We want to favour the creation of good translations and prevent “raw or lightly edited machine translation” to leak into Wikipedia. The current systems to warn, track and prevent publication of translations may require some adjustments to both avoid false positives and be more strict with those cases where the translations are more likely to be problematic.
In order to support this, this ticket proposes to consider two factors:
- The number of problematic paragraphs. That is, the number of paragraphs for which the unmodified content exceeds the current thresholds. If there are a significant number of problematic paragraphs, we may want to prevent from publishing the translation.
- Deletions of previous translations by the user. If any of the previous translations published by the user in the main namespace during the last month were deleted, we can apply more strict limits to make sure that content is properly reviewed.
Proposed approach
The proposed adjustment will be as follows:
For a regular user:
- With 0 - 9 problematic section: Allow publish and do not add to the tracking category (to reduce false positives as described in T217653).
- With 10 - 49 problematic sections: Allow publishing but add to the tracking category.
- With 50 or more problematic sections: Prevent publishing.
For a user with previous deleted translations:
- With 1 - 9 problematic sections: Allow publishing but add to the tracking category.

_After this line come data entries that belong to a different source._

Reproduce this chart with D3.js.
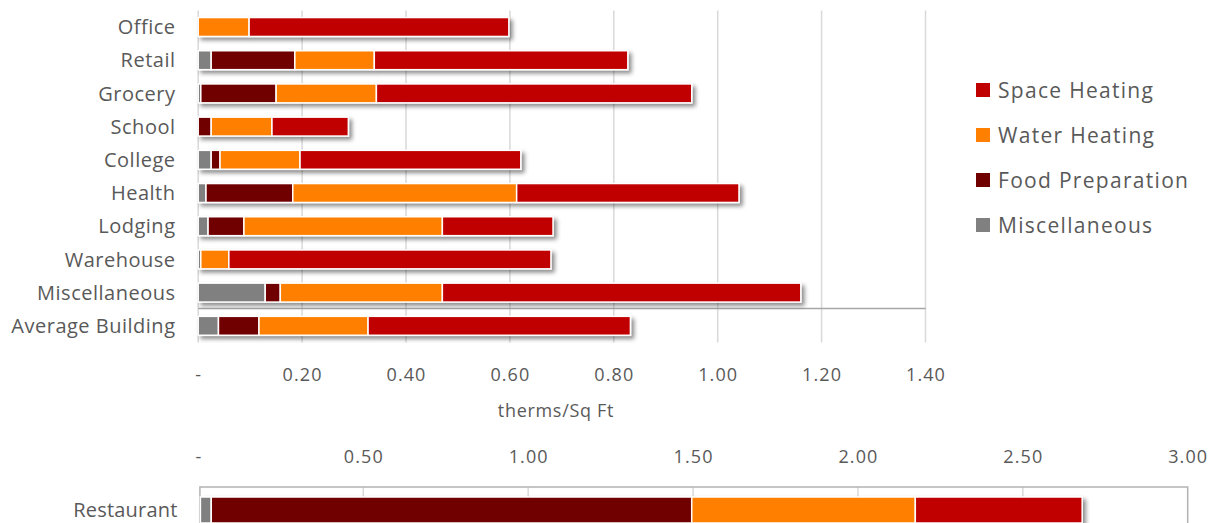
<!DOCTYPE html>
<html>
<head>
<meta charset="utf-8">
<script src="https://cdn.jsdelivr.net/npm/d3@7"></script>
<style>
  html, body { margin: 0; padding: 0; background: #fff; }
  svg { display: block; }
  text { font-family: "Open Sans", "Noto Sans", sans-serif; fill: #595959; }
</style>
</head>
<body>
<svg id="chart" width="1221" height="523"></svg>
<script>
// ---- data ----
const categories = ["Office", "Retail", "Grocery", "School", "College", "Health", "Lodging", "Warehouse", "Miscellaneous", "Average Building"];
const miscellaneous   = [0.000, 0.025, 0.005, 0.000, 0.025, 0.015, 0.019, 0.005, 0.129, 0.039];
const foodPreparation = [0.000, 0.161, 0.145, 0.025, 0.017, 0.167, 0.069, 0.000, 0.029, 0.078];
const waterHeating    = [0.098, 0.153, 0.193, 0.117, 0.154, 0.431, 0.382, 0.054, 0.312, 0.210];
const spaceHeating    = [0.500, 0.488, 0.607, 0.147, 0.425, 0.428, 0.213, 0.620, 0.690, 0.505];

const restaurantCategory = ["Restaurant"];
const restaurantMisc  = [0.039];
const restaurantFood  = [1.457];
const restaurantWater = [0.678];
const restaurantSpace = [0.506];

const seriesNames = ["Miscellaneous", "Food Preparation", "Water Heating", "Space Heating"];
const legendOrder = ["Space Heating", "Water Heating", "Food Preparation", "Miscellaneous"];
const topTicks = [0, 0.2, 0.4, 0.6, 0.8, 1.0, 1.2, 1.4];
const bottomTicks = [0, 0.5, 1.0, 1.5, 2.0, 2.5, 3.0];
const axisTitle = "therms/Sq Ft";

const colors = {
  "Space Heating": "#C00000",
  "Water Heating": "#FF8000",
  "Food Preparation": "#700000",
  "Miscellaneous": "#808080"
};

// ---- build tables ----
function table(cats, m, f, w, s) {
  return cats.map((c, i) => ({
    category: c,
    "Miscellaneous": m[i],
    "Food Preparation": f[i],
    "Water Heating": w[i],
    "Space Heating": s[i]
  }));
}
const topData = table(categories, miscellaneous, foodPreparation, waterHeating, spaceHeating);
const botData = table(restaurantCategory, restaurantMisc, restaurantFood, restaurantWater, restaurantSpace);
const stack = d3.stack().keys(seriesNames);

const svg = d3.select("#chart");
const fmt = v => v === 0 ? "-" : d3.format(".2f")(v);

// shadow filter
const defs = svg.append("defs");
const flt = defs.append("filter").attr("id", "shadow")
  .attr("x", "-5%").attr("y", "-30%").attr("width", "115%").attr("height", "180%");
flt.append("feDropShadow").attr("dx", 3).attr("dy", 3).attr("stdDeviation", 2.2)
  .attr("flood-color", "#000").attr("flood-opacity", 0.45);

// ---- top chart ----
const xTop = d3.scaleLinear().domain([0, 1.4]).range([198.2, 925.5]);
const yTop = d3.scaleBand().domain(categories).range([10.4, 342.4])
  .paddingInner(0.43).paddingOuter(0.215);

const gTop = svg.append("g");
gTop.append("g").selectAll("line").data(topTicks).join("line")
  .attr("x1", d => xTop(d)).attr("x2", d => xTop(d))
  .attr("y1", yTop.range()[0]).attr("y2", yTop.range()[1])
  .attr("stroke", "#d9d9d9").attr("stroke-width", 1.5);

// horizontal rule
gTop.append("line")
  .attr("x1", xTop(0)).attr("x2", xTop(1.4))
  .attr("y1", 308.5).attr("y2", 308.5)
  .attr("stroke", "#a6a6a6").attr("stroke-width", 1.5);

const topStack = stack(topData);
const rowsTop = gTop.append("g").selectAll("g.row").data(topData).join("g")
  .attr("class", "row").attr("filter", "url(#shadow)");
rowsTop.each(function(d, i) {
  const g = d3.select(this);
  topStack.forEach(layer => {
    const seg = layer[i];
    if (seg[1] - seg[0] <= 0) return;
    g.append("rect")
      .attr("x", xTop(seg[0])).attr("width", xTop(seg[1]) - xTop(seg[0]))
      .attr("y", yTop(d.category)).attr("height", yTop.bandwidth())
      .attr("fill", colors[layer.key])
      .attr("stroke", "#fff").attr("stroke-width", 1.5);
  });
});

// category labels
const catLS = 0.5;
gTop.append("g").selectAll("text").data(categories).join("text")
  .attr("x", 175 + catLS).attr("y", d => yTop(d) + yTop.bandwidth() / 2)
  .attr("dy", "0.36em").attr("text-anchor", "end")
  .style("font-size", "20px").style("letter-spacing", catLS + "px")
  .text(d => d);

// top axis ticks labels
const axTop = d3.axisBottom(xTop).tickValues(topTicks).tickFormat(fmt).tickSize(0).tickPadding(0);
const gAxTop = svg.append("g").attr("transform", "translate(0,375)").call(axTop);
gAxTop.select(".domain").remove();
gAxTop.selectAll("text").attr("y", 0).attr("dy", "0.36em")
  .style("font-family", "'Open Sans', sans-serif").style("font-size", "18px")
  .style("letter-spacing", "1.1px").attr("fill", "#595959");

svg.append("text").attr("x", 556).attr("y", 411).attr("dy", "0.36em")
  .attr("text-anchor", "middle").style("font-size", "18px").style("letter-spacing", "0.7px")
  .text(axisTitle);

// legend
const legend = svg.append("g").selectAll("g").data(legendOrder).join("g")
  .attr("transform", (d, i) => `translate(976,${90 + i * 45})`);
legend.append("rect").attr("x", 0).attr("y", -7).attr("width", 14).attr("height", 14)
  .attr("fill", d => colors[d]);
legend.append("text").attr("x", 22).attr("y", 0).attr("dy", "0.36em")
  .style("font-size", "21px").style("letter-spacing", "1.3px")
  .text(d => d);

// ---- bottom chart ----
const xBot = d3.scaleLinear().domain([0, 3]).range([198.4, 1187.7]);
const yBot = d3.scaleBand().domain(restaurantCategory).range([497, 523]).padding(0);
const plotTop = 487;

const gBot = svg.append("g");
gBot.append("g").selectAll("line").data(bottomTicks.slice(1, -1)).join("line")
  .attr("x1", d => xBot(d)).attr("x2", d => xBot(d))
  .attr("y1", plotTop).attr("y2", 530)
  .attr("stroke", "#d9d9d9").attr("stroke-width", 1.5);
// plot border
gBot.append("path")
  .attr("d", `M${xBot(0) + 1.5},530 V${plotTop} H${xBot(3)} V530`)
  .attr("fill", "none").attr("stroke", "#b3b3b3").attr("stroke-width", 1.5);

const botStack = stack(botData);
const rowsBot = gBot.append("g").selectAll("g.row").data(botData).join("g")
  .attr("class", "row").attr("filter", "url(#shadow)");
rowsBot.each(function(d, i) {
  const g = d3.select(this);
  botStack.forEach(layer => {
    const seg = layer[i];
    if (seg[1] - seg[0] <= 0) return;
    g.append("rect")
      .attr("x", xBot(seg[0]) + (seg[0] === 0 ? 2 : 0))
      .attr("width", xBot(seg[1]) - xBot(seg[0]) - (seg[0] === 0 ? 2 : 0))
      .attr("y", yBot(d.category)).attr("height", yBot.bandwidth())
      .attr("fill", colors[layer.key])
      .attr("stroke", "#fff").attr("stroke-width", 1.5);
  });
});

gBot.append("g").selectAll("text").data(restaurantCategory).join("text")
  .attr("x", 177 + catLS).attr("y", d => yBot(d) + yBot.bandwidth() / 2)
  .attr("dy", "0.36em").attr("text-anchor", "end")
  .style("font-size", "20px").style("letter-spacing", "0.2px")
  .text(d => d);

const axBot = d3.axisBottom(xBot).tickValues(bottomTicks).tickFormat(fmt).tickSize(0).tickPadding(0);
const gAxBot = svg.append("g").attr("transform", "translate(0,457)").call(axBot);
gAxBot.select(".domain").remove();
gAxBot.selectAll("text").attr("y", 0).attr("dy", "0.36em")
  .style("font-family", "'Open Sans', sans-serif").style("font-size", "18px")
  .style("letter-spacing", "1.1px").attr("fill", "#595959");
</script>
</body>
</html>
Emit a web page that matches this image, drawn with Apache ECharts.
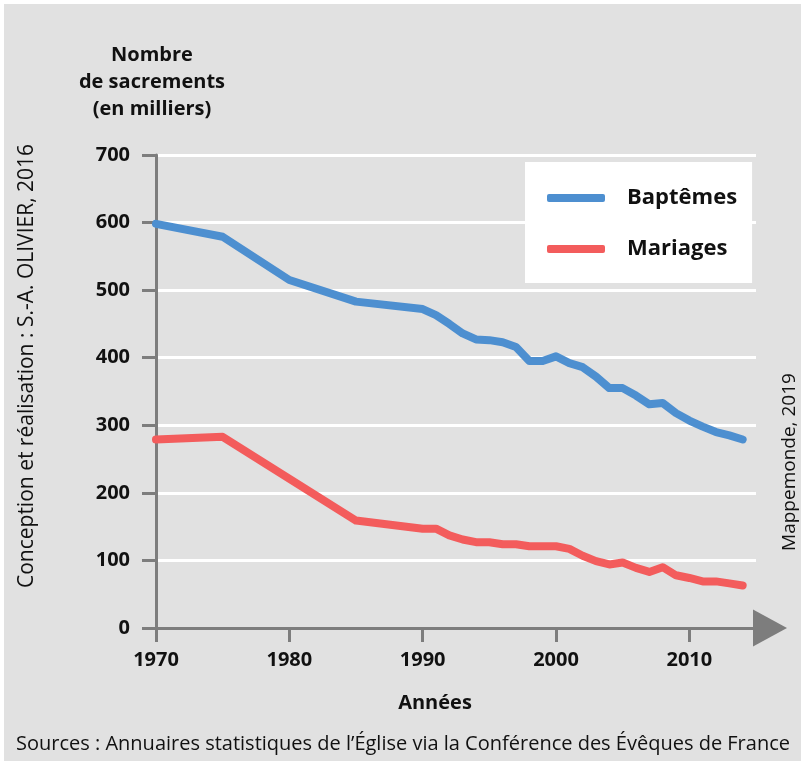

- With 10 or more sections: Prevent publishing.
Design details
For the cases where publishing is prevented, we want to show an error message. The error message is the same used for the unmodified threshold for the whole document (T190283), but using the "Your translation contains significant portions of unmodified text":
In addition, we want users to easily see where is the content they need to fix. When the error is shown, paragraphs will make visible the warnings related to too much unmodified content (T190279) for the problematic paragraphs, even if they were "marked as resolved".